Abstract: The compact-open topology on the space C(X,Y) of continuous functions from X to Y is mysteriously generated by declaring that for each compact subset K of X and each open subset V of Y, the continous functions f: X->Y conducting K inside V constitute an open set. In this talk, I will explain the universal property that uniquely determines the compact-open topology, and sketch a pretty constellation of little-known but elementary facts from domain theory that dispell the mystery of the compact-open topology's definition.
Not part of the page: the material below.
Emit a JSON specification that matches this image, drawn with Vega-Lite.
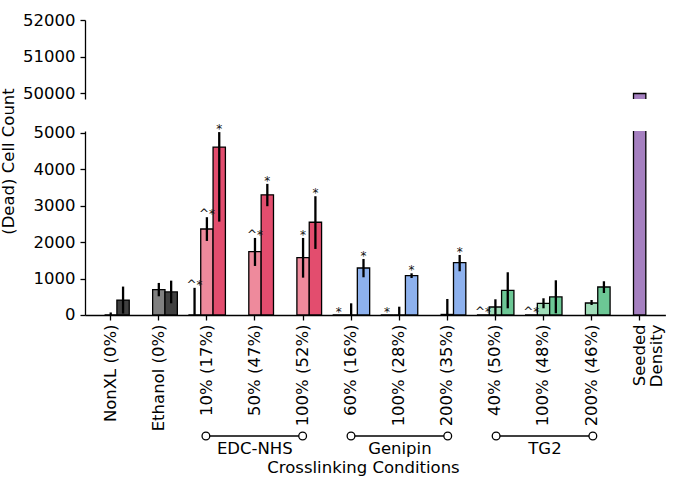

### October 8, David Bruce

Title: Hex on the Beach

Abstract: The game of Hex is a two player game played on a hexagonal grid attributed in part to John Nash. (This is the game he is playing in /A Beautiful Mind./) Despite being relatively easy to pick up, and pretty hard to master, this game has surprising connections to some interesting mathematics. This talk will introduce the game of Hex, and then explore some of these connections. *As it is a lot more fun once you've actually played Hex feel free to join me at 3:00pm on the 9th floor to actually play a few games of Hex!*

### October 22, Eva Elduque

Title: The fold and one cut problem

Abstract: What shapes can we get by folding flat a piece of paper and making (only) one complete straight cut? The answer is surprising: We can cut out any shape drawn with straight line segments. In the talk, we will discuss the two methods of approaching this problem, focusing on the straight skeleton method, the most intuitive of the two.

### November 5, Megan Maguire

Title: Train tracks on surfaces

Abstract: What is a train track, mathematically speaking? Are they interesting? Why are they interesting? Come find out!

### November 19, Adrian Tovar-Lopez

Title: Hodgkin and Huxley equations of a single neuron

### December 3, Zachary Charles

Abstract: An addition chain is a sequence of numbers starting at one, such that every number is the sum of two previous numbers. What is the shortest chain ending at a number n? While this is already difficult, we will talk about how addition chains answer life's difficult questions, including: How do we compute 2^4? What can the Ancient Egyptians teach us about elliptic curve cryptography? What about subtraction?